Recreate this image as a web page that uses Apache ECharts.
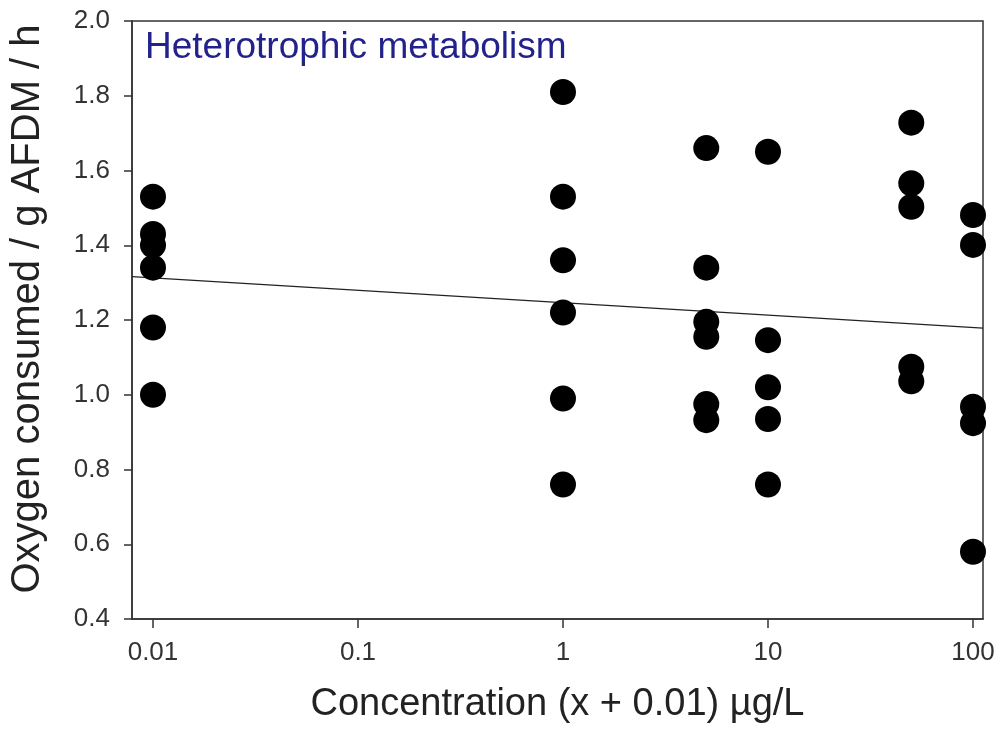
<!DOCTYPE html>
<html>
<head>
<meta charset="utf-8">
<script src="https://cdn.jsdelivr.net/npm/echarts@6/dist/echarts.min.js"></script>
<style>html,body{margin:0;padding:0;background:#fff;}#c{width:1000px;height:730px;}</style>
</head>
<body>
<div id="c"></div>
<script>
// Data
var titleText = 'Heterotrophic metabolism';
var xAxisName = 'Concentration (x + 0.01) \u00b5g/L';
var yAxisName = 'Oxygen consumed / g AFDM / h';
var xTicks = [0.01, 0.1, 1, 10, 100];
var conc001 = [1.53, 1.43, 1.40, 1.34, 1.18, 1.00];
var conc1 = [1.81, 1.53, 1.36, 1.22, 0.99, 0.76];
var conc5 = [1.66, 1.34, 1.195, 1.155, 0.975, 0.932];
var conc10 = [1.65, 1.146, 1.02, 0.935, 0.76];
var conc50 = [1.728, 1.566, 1.503, 1.075, 1.036];
var conc100 = [1.481, 1.401, 0.968, 0.924, 0.58];
var concX = [0.01, 1, 5, 10, 50, 100];
var regX = [0.0079, 111.9];
var regY = [1.316, 1.178];

var groups = [conc001, conc1, conc5, conc10, conc50, conc100];
var points = [];
groups.forEach(function (g, i) {
  g.forEach(function (v) { points.push([concX[i], v]); });
});
var regLine = regX.map(function (x, i) { return [x, regY[i]]; });

var chart = echarts.init(document.getElementById('c'), null, {renderer: 'canvas'});
var font = 'Liberation Sans, Arial, sans-serif';
chart.setOption({
  animation: false,
  backgroundColor: '#fff',
  grid: {left: 130, right: 17, top: 21, bottom: 111, show: true, borderColor: '#333', borderWidth: 1.5, backgroundColor: 'transparent'},
  graphic: [{
    type: 'text', left: 145, top: 29,
    style: {text: titleText, fill: '#22228a', font: '37px ' + font}
  }],
  xAxis: {
    type: 'log', logBase: 10, min: regX[0], max: regX[1],
    name: xAxisName, nameLocation: 'middle', nameGap: 67,
    nameTextStyle: {fontSize: 38, fontFamily: font, color: '#222'},
    axisLine: {lineStyle: {color: '#333', width: 1.5}},
    axisTick: {show: true, inside: false, length: 9, customValues: xTicks, lineStyle: {color: '#333', width: 1.5}},
    axisLabel: {customValues: xTicks, fontSize: 26, fontFamily: font, color: '#333', margin: 21,
      formatter: function (v) { return String(+v.toPrecision(6)); }},
    splitLine: {show: false}
  },
  yAxis: {
    type: 'value', min: 0.4, max: 2.0, interval: 0.2,
    name: yAxisName, nameLocation: 'middle', nameGap: 84,
    nameTextStyle: {fontSize: 40, fontFamily: font, color: '#222', padding: [0, 0, 0, 22]},
    axisLine: {show: true, lineStyle: {color: '#333', width: 1.5}},
    axisTick: {show: true, inside: false, length: 8, lineStyle: {color: '#333', width: 1.5}},
    axisLabel: {fontSize: 26, fontFamily: font, color: '#333', margin: 22,
      formatter: function (v) { return v.toFixed(1); }},
    splitLine: {show: false}
  },
  series: [
    {type: 'line', data: regLine, symbol: 'none', lineStyle: {color: '#222', width: 1.3}, z: 2},
    {type: 'scatter', data: points, symbol: 'circle', symbolSize: 26, itemStyle: {color: '#000', opacity: 1}, z: 3}
  ]
});
</script>
</body>
</html>
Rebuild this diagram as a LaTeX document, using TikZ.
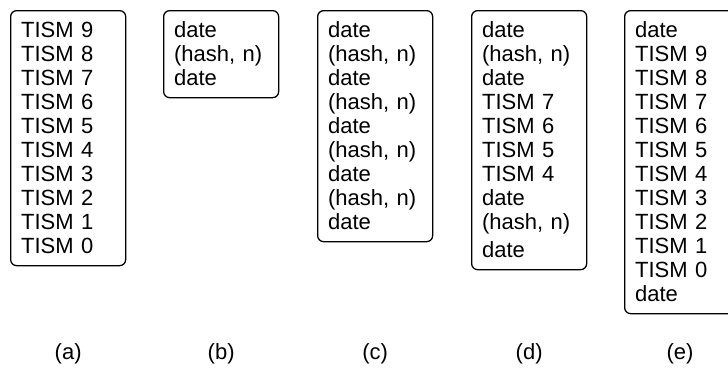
\documentclass[tikz,border=0pt]{standalone}
\usepackage{fontspec}
\setmainfont{Liberation Sans}
\usepackage{tikz}
\usetikzlibrary{positioning}

% one line of a list, always 24pt high
\newcommand{\rs}{\rule[-5pt]{0pt}{24pt}}

\begin{document}
\begin{tikzpicture}[
		x=1pt, y=-1pt,
		stack/.style={draw, rounded corners=6pt, line width=1.3pt, anchor=north west,
			align=left, text width=94pt, inner xsep=10.5pt, inner ysep=7.5pt,
			font=\fontsize{22}{24}\selectfont},
		caption/.style={anchor=base, font=\fontsize{22}{24}\selectfont}
		]
		\useasboundingbox (0,0) rectangle (728,367);
		\clip (0,0) rectangle (728,367);
		
		% Les listes
		\node[stack] (boxA) at (10,10) {\rs TISM 9\\ \rs TISM 8\\ \rs TISM 7\\ \rs TISM 6\\ \rs TISM 5\\
			\rs TISM 4\\ \rs TISM 3\\ \rs TISM 2\\ \rs TISM 1\\ \rs TISM 0};
		\node[stack] (boxB) at (163,10) {\rs date\\ \rs (hash, n)\\ \rs date};
		\node[stack] (boxC) at (317,10) {\rs date\\ \rs (hash, n)\\ \rs date\\ \rs (hash, n)\\ \rs date\\
			\rs (hash, n)\\ \rs date\\ \rs (hash, n)\\ \rs date};
		\node[stack] (boxD) at (471,10) {\rs date\\ \rs (hash, n)\\ \rs date\\ \rs TISM 7\\ \rs TISM 6\\
			\rs TISM 5\\ \rs TISM 4\\ \rs date\\ \rs (hash, n)\\[4pt] \rs date};
		\node[stack] (boxE) at (624,10) {\rs date\\ \rs TISM 9\\ \rs TISM 8\\ \rs TISM 7\\ \rs TISM 6\\
			\rs TISM 5\\ \rs TISM 4\\ \rs TISM 3\\ \rs TISM 2\\ \rs TISM 1\\ \rs TISM 0\\ \rs date};
		
		% Les légendes
		\node[caption] (capA) at (boxA.south |- 0,359) {(a)};
		\node[caption] (capB) at (boxB.south |- 0,359) {(b)};
		\node[caption] (capC) at (boxC.south |- 0,359) {(c)};
		\node[caption] (capD) at (boxD.south |- 0,359) {(d)};
		\node[caption] (capE) at (680,359) {(e)};
	\end{tikzpicture}
\end{document}
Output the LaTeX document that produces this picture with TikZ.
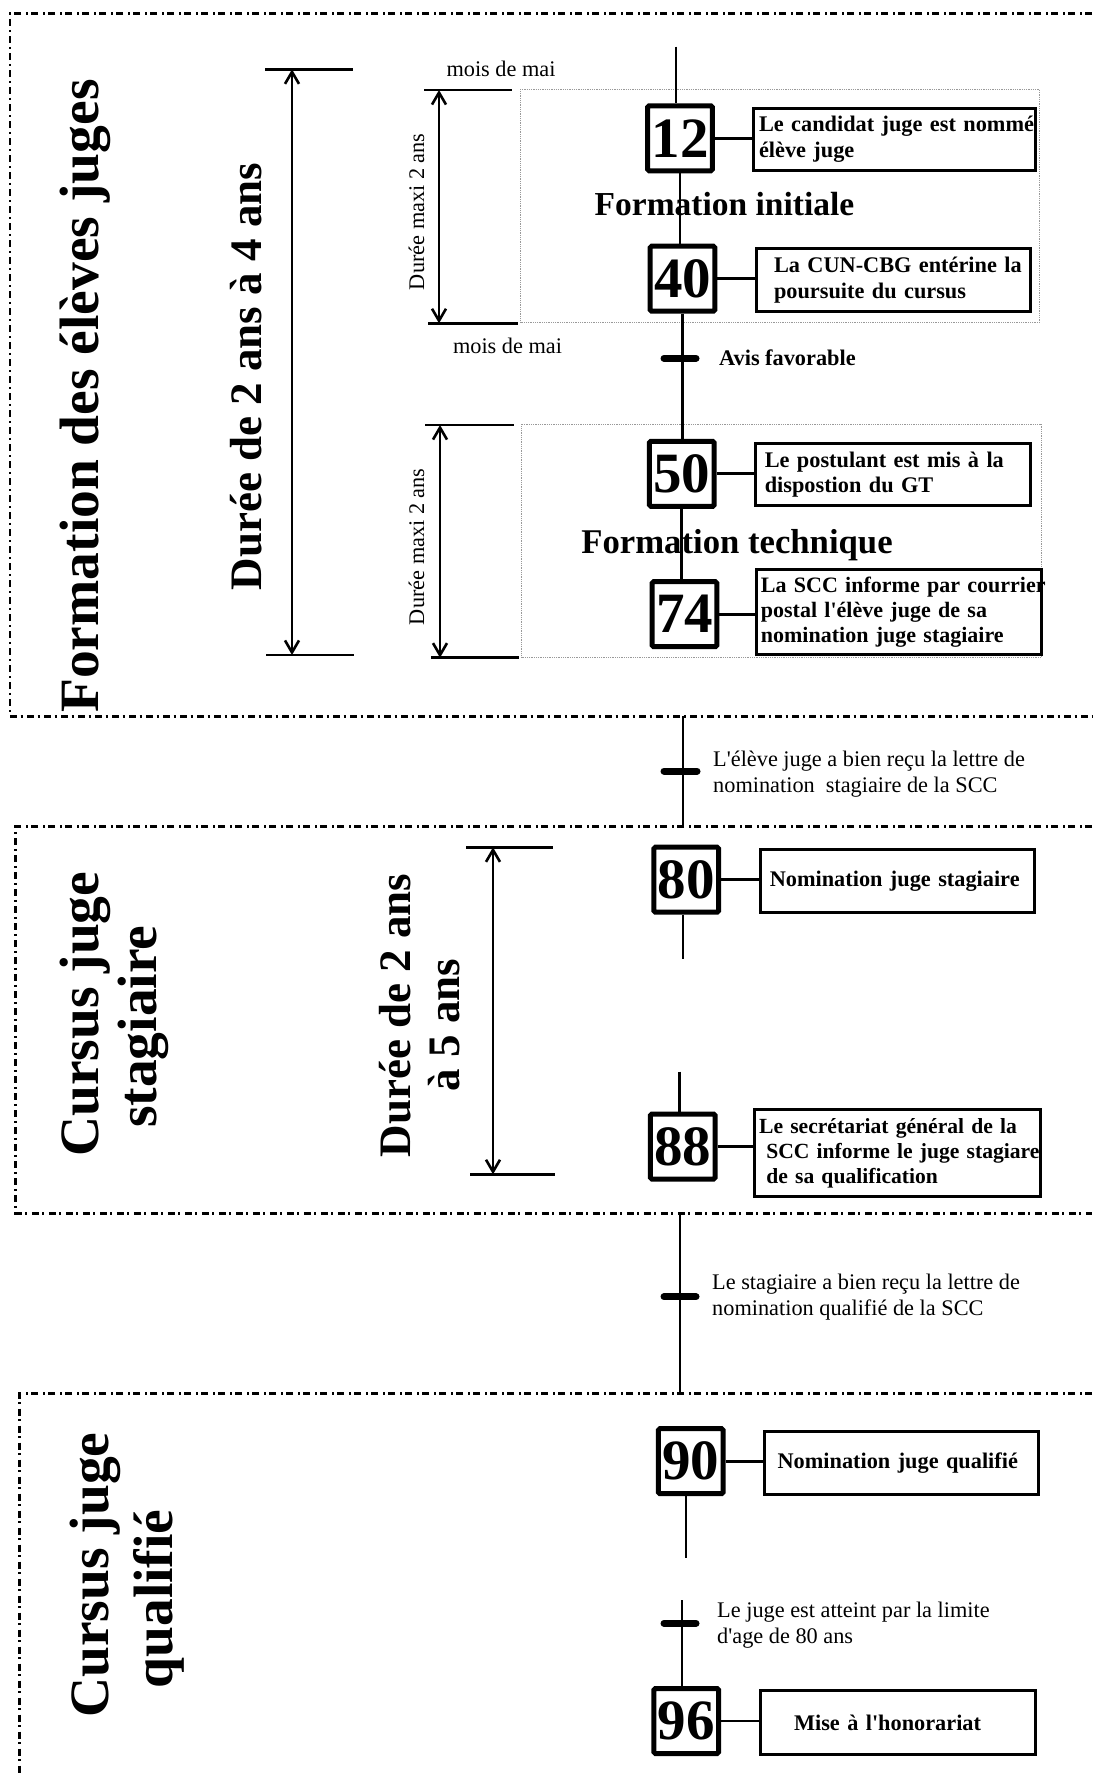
\documentclass[tikz,border=0pt]{standalone}
\usepackage{fontspec}
\setmainfont{Liberation Serif}[Ligatures=TeXOff]
\usetikzlibrary{arrows.meta}
\begin{document}
\begin{tikzpicture}[x=1pt,y=-1pt,
  sect/.style={line width=2.6pt, dash pattern=on 7pt off 3.5pt on 2pt off 4.5pt},
  grp/.style={draw=gray!80, line width=0.8pt, dash pattern=on 1pt off 0.8pt},
  stepbox/.style={draw, line width=5pt, rounded corners=1.5pt, minimum width=64.7pt, minimum height=65pt, inner sep=0pt, font=\fontsize{57}{57}\selectfont\bfseries},
  lbl/.style={draw, line width=3pt, align=left, inner ysep=0pt, font=\fontsize{22.3}{25.3}\selectfont\bfseries},
  link/.style={line width=2.8pt},
  bar/.style={line width=7pt, line cap=round},
  dim/.style={line width=2.6pt},
  dimarr/.style={line width=2.6pt, {Straight Barb[length=12pt,width=14pt]}-{Straight Barb[length=12pt,width=14pt]}},
  reg/.style={font=\fontsize{22.3}{26}\selectfont, inner sep=0pt},
  bigt/.style={rotate=90, inner sep=0pt, font=\fontsize{55.5}{58}\selectfont\bfseries},
  durt/.style={rotate=90, inner sep=0pt, font=\fontsize{45}{49}\selectfont\bfseries},
]
\useasboundingbox (0,0) rectangle (1092,1774);

% sections
\draw[sect] (1092,13.3) -- (10,13.3) -- (10,716.3) -- (1092,716.3);
\draw[sect] (1092,826.7) -- (15.7,826.7) -- (15.7,1213.3) -- (1092,1213.3);
\draw[sect] (1092,1393.3) -- (19.3,1393.3) -- (19.3,1774);

% dotted groups
\draw[grp] (520,89.3) rectangle (1039.5,322.7);
\draw[grp] (521,424.3) rectangle (1041,657.7);

% titles
\node[bigt, anchor=base] (t1) at (98,396) {Formation des élèves juges};
\node[bigt, align=center] (t2) at (114.75,1026.7) {\hspace*{25pt}Cursus juge\\stagiaire};
\node[bigt, align=center, font=\fontsize{55.5}{64}\selectfont\bfseries] (t3) at (126.75,1599) {\hspace*{48pt}Cursus juge\\qualifié};

% durations
\node[durt, anchor=base] (d1) at (261,376.7) {Durée de 2 ans à 4 ans};
\node[durt, align=center] (d2) at (419.75,1025) {\hspace*{19pt}Durée de 2 ans\\à 5 ans};
\node[reg, rotate=90, anchor=base] (m1) at (424,211.7) {Durée maxi 2 ans};
\node[reg, rotate=90, anchor=base] (m2) at (424,546.7) {Durée maxi 2 ans};

% dimension lines
\draw[dim] (265,69.3) -- (353,69.3);
\draw[dim] (266,655) -- (354,655);
\draw[dimarr] (292,69.3) -- (292,655);
\draw[dim] (424,90) -- (512,90);
\draw[dim] (428,323.3) -- (518,323.3);
\draw[dimarr] (439,90) -- (439,323.3);
\draw[dim] (425,425) -- (514,425);
\draw[dim] (431,657.7) -- (519,657.7);
\draw[dimarr] (440,425) -- (440,657.7);
\draw[dim] (466,847.3) -- (553,847.3);
\draw[dim] (470,1174.3) -- (555,1174.3);
\draw[dimarr] (493,847.3) -- (493,1174.3);

% mois de mai
\node[reg, anchor=base] (mm1) at (501,76.5) {mois de mai};
\node[reg, anchor=base] (mm2) at (507.5,353) {mois de mai};

% steps
\node[stepbox] (S12) at (680,138.3) {12};
\node[stepbox] (S40) at (682.5,278.7) {40};
\node[stepbox] (S50) at (681.8,473.8) {50};
\node[stepbox] (S74) at (684.5,614.2) {74};
\node[stepbox] (S80) at (686.2,879.7) {80};
\node[stepbox] (S88) at (682.7,1146.5) {88};
\node[stepbox] (S90) at (690.8,1461.2) {90};
\node[stepbox] (S96) at (686.2,1721) {96};

% labels
\node[lbl, text width=271pt, inner xsep=5.5pt, minimum height=62pt] (L12) at (894.5,139.2)
  {\mbox{Le candidat juge est nommé}\\\mbox{élève juge}};
\node[lbl, text width=239pt, inner xsep=17.5pt, minimum height=62.4pt] (L40) at (893.5,280)
  {\mbox{La CUN-CBG entérine la}\\\mbox{poursuite du cursus}};
\node[lbl, text width=256.5pt, inner xsep=9pt, minimum height=62pt] (L50) at (893,474.8)
  {\mbox{Le postulant est mis à la}\\\mbox{dispostion du GT}};
\node[lbl, text width=276.4pt, inner xsep=4.5pt, minimum height=84.7pt, font=\fontsize{22}{25.3}\selectfont\bfseries] (L74) at (899.1,612.2)
  {\mbox{La SCC informe par courrier}\\\mbox{postal l'élève juge de sa}\\\mbox{nomination juge stagiaire}};
\node[lbl, text width=255.8pt, inner xsep=9.2pt, minimum height=63pt] (L80) at (897.7,881.3)
  {Nomination juge stagiaire};
\node[lbl, text width=276.6pt, inner xsep=5.1pt, minimum height=87pt, font=\fontsize{21.6}{25}\selectfont\bfseries] (L88) at (897.4,1153.3)
  {\mbox{Le secrétariat général de la}\\\mbox{\ SCC informe le juge stagiare}\\\mbox{\ de sa qualification}};
\node[lbl, text width=247.9pt, inner xsep=12.8pt, minimum height=62.7pt] (L90) at (901.55,1462.85)
  {Nomination juge qualifié};
\node[lbl, text width=207.4pt, inner xsep=33.8pt, minimum height=63.7pt] (L96) at (897.7,1722.65)
  {Mise à l'honorariat};

% step to label links
\foreach \s/\l in {S12/L12,S40/L40,S50/L50,S74/L74,S80/L80,S88/L88,S90/L90,S96/L96}
  \draw[link] (\s.east) -- (\s.east -| \l.west);

% phase titles
\node[anchor=base, inner sep=0pt, font=\fontsize{33.5}{40}\selectfont\bfseries] (fi) at (724.5,215) {Formation initiale};
\node[anchor=base, inner sep=0pt, font=\fontsize{34.7}{40}\selectfont\bfseries] (ft) at (737,553.3) {Formation technique};

% main line
\coordinate (top) at (676,46.7);
\draw[link] (top) -- (top |- S12.north);
\draw[link] (S12.south) -- (S12.south |- S40.north);
\draw[link] (S40.south) -- (S40.south |- S50.north);
\draw[link] (S50.south) -- (S50.south |- S74.north);
\coordinate (j1a) at (683,716.3);
\coordinate (j1b) at (683,826.7);
\draw[link] (j1a) -- (j1b);
\coordinate (c80) at (683,959.3);
\draw[link] (c80 |- S80.south) -- (c80);
\coordinate (c88) at (679.4,1071.7);
\draw[link] (c88) -- (c88 |- S88.north);
\coordinate (j2a) at (680,1213.3);
\coordinate (j2b) at (680,1393.3);
\draw[link] (j2a) -- (j2b);
\coordinate (c90) at (686,1558.3);
\draw[link] (c90 |- S90.south) -- (c90);
\coordinate (c96) at (682,1600);
\draw[link] (c96) -- (c96 |- S96.north);

% transition bars
\draw[bar] (664,358.3) -- (696,358.3);
\draw[bar] (664,771) -- (697,771);
\draw[bar] (664,1296.7) -- (696,1296.7);
\draw[bar] (664,1623.3) -- (696,1623.3);

% transition texts
\node[anchor=base west, inner sep=0pt, font=\fontsize{22.3}{26}\selectfont\bfseries] (av) at (719,365) {Avis favorable};
\node[reg, anchor=north west, align=left] (T1) at (713,751.2)
  {L'élève juge a bien reçu la lettre de\\nomination~ stagiaire de la SCC};
\node[reg, anchor=north west, align=left] (T2) at (712,1273.8)
  {Le stagiaire a bien reçu la lettre de\\nomination qualifié de la SCC};
\node[reg, anchor=north west, align=left] (T3) at (717,1602.2)
  {Le juge est atteint par la limite\\d'age de 80 ans};
\end{tikzpicture}
\end{document}
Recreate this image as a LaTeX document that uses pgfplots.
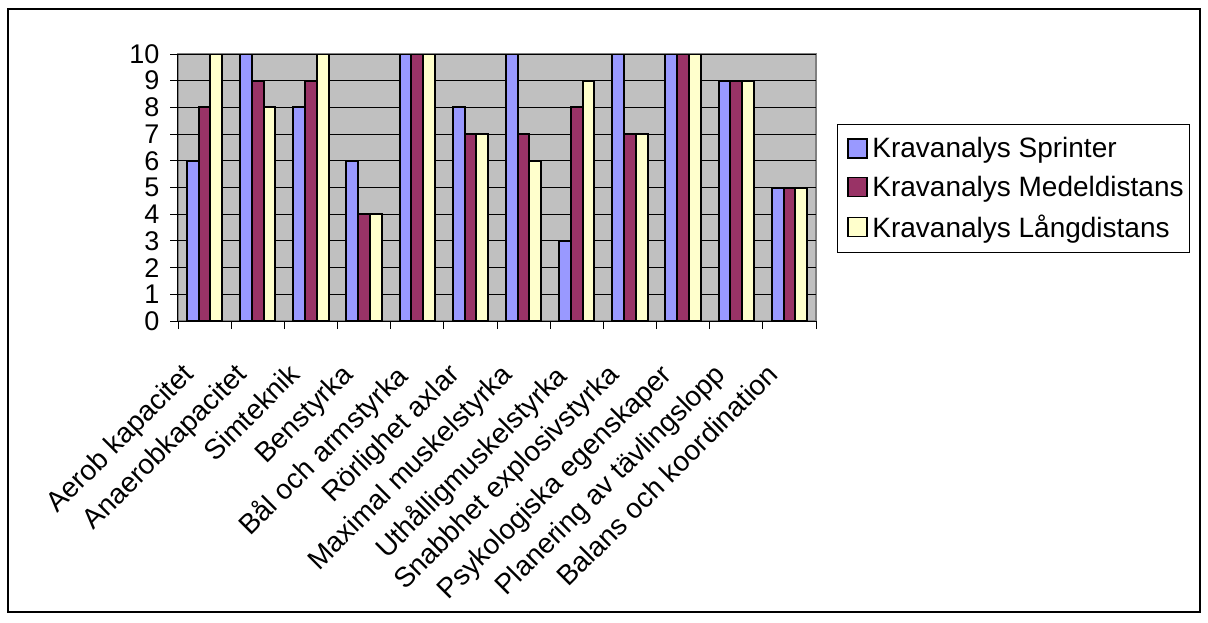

________

**Work to do:** Collect the complete line wherever the string "this" appears in the records.

**Final result:**
Recreate this image as a web page that uses Apache ECharts.
Rebuild this diagram as a LaTeX document, using TikZ.
Output the LaTeX document that produces this picture with TikZ.
Recreate this image as a LaTeX document that uses pgfplots.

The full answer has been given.